Canadians are so nice and polite bc they made a pact with Satan to have all their hate stored in the geese
A cat burglar, but it’s just me putting stray cats in people’s houses when they leave
Sorry I can’t come to your thing tonight, I’m too busy figuring out an excuse about why I can’t come to your thing next week
I often worry about the safety of my children … Especially the one who is still awake at midnight and talking back right now.
I can count the number of times I’ve made my own fireworks on one hand. In fact, I have to.

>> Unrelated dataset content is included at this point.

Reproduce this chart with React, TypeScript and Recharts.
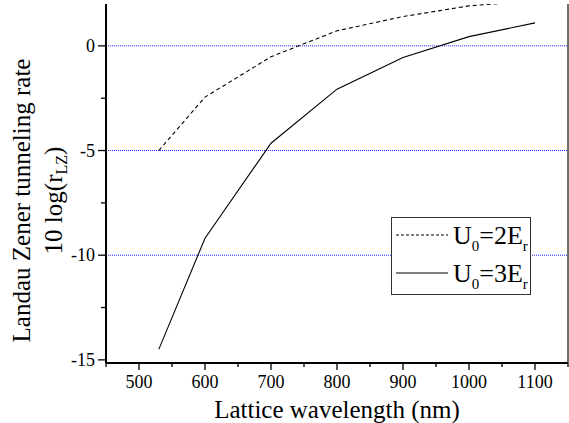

Tonight I realized when I’m on video calls I bite my bottom lip like I’m trying to awkwardly seduce everyone on the call. Why am I like this
I’m looking for a new telekinesis class. My old one moved unexpectedly
“I don’t expect much so I am rarely disappointed”
– People who haven’t met me yet
“But it’s my only vice” I say to myself as I do my 13th unhealthy thing for the day
Whoever said ‘carbs are not your friend’ does not understand how friendship works.
People keep talking about the new Star Wars trailer. In my day, Star Wars had SPACESHIPS!
“dance like no one is watching, walk like someone is behind you trying to get around you.” – ancient nyc proverb
HI I’M GOING TO HAVE AN UNCOMFORTABLY LOUD YET PRIVATE PHONE CALL ON THIS BUS AND EXHIBIT A STUNNING LACK OF SELF-AWARENESS. THANK YOU.
How did people crash their vehicles before cellphones?
I wonder how many new moms try to pick out a unique name for their baby only to later learn it’s the name of an antidepressant.
Boss: ok just bear with me
*I growl and start clawing the air*
B: wtf are you doing
Me: I..You said..
B:first ‘snail mail’ now this..Just go
Would you like to learn about the Mormon Church?
“No thanks.”
Don’t judge too quickly. We have a lot of sects…
“WHERE DO I SIGN UP?”
Her: Do you wanna do it?
Me: Do what?
Her: It.
Me: What’s it?
Her: You know… It.
Me: Oh… I call first player.
Her: Wait, what?
Always stand up for what you believe in, unless what you believe in is sitting down.
20: Roll out of bed looking like a model
30: Blush, brush hair & go
40: Blowout, perfume, push-up bra, mani, Spanx, facial, plaster of Paris
If you don’t call your spouse “wonderful” when you’re on a game show, you’re legally required to get a divorce at the end of the show.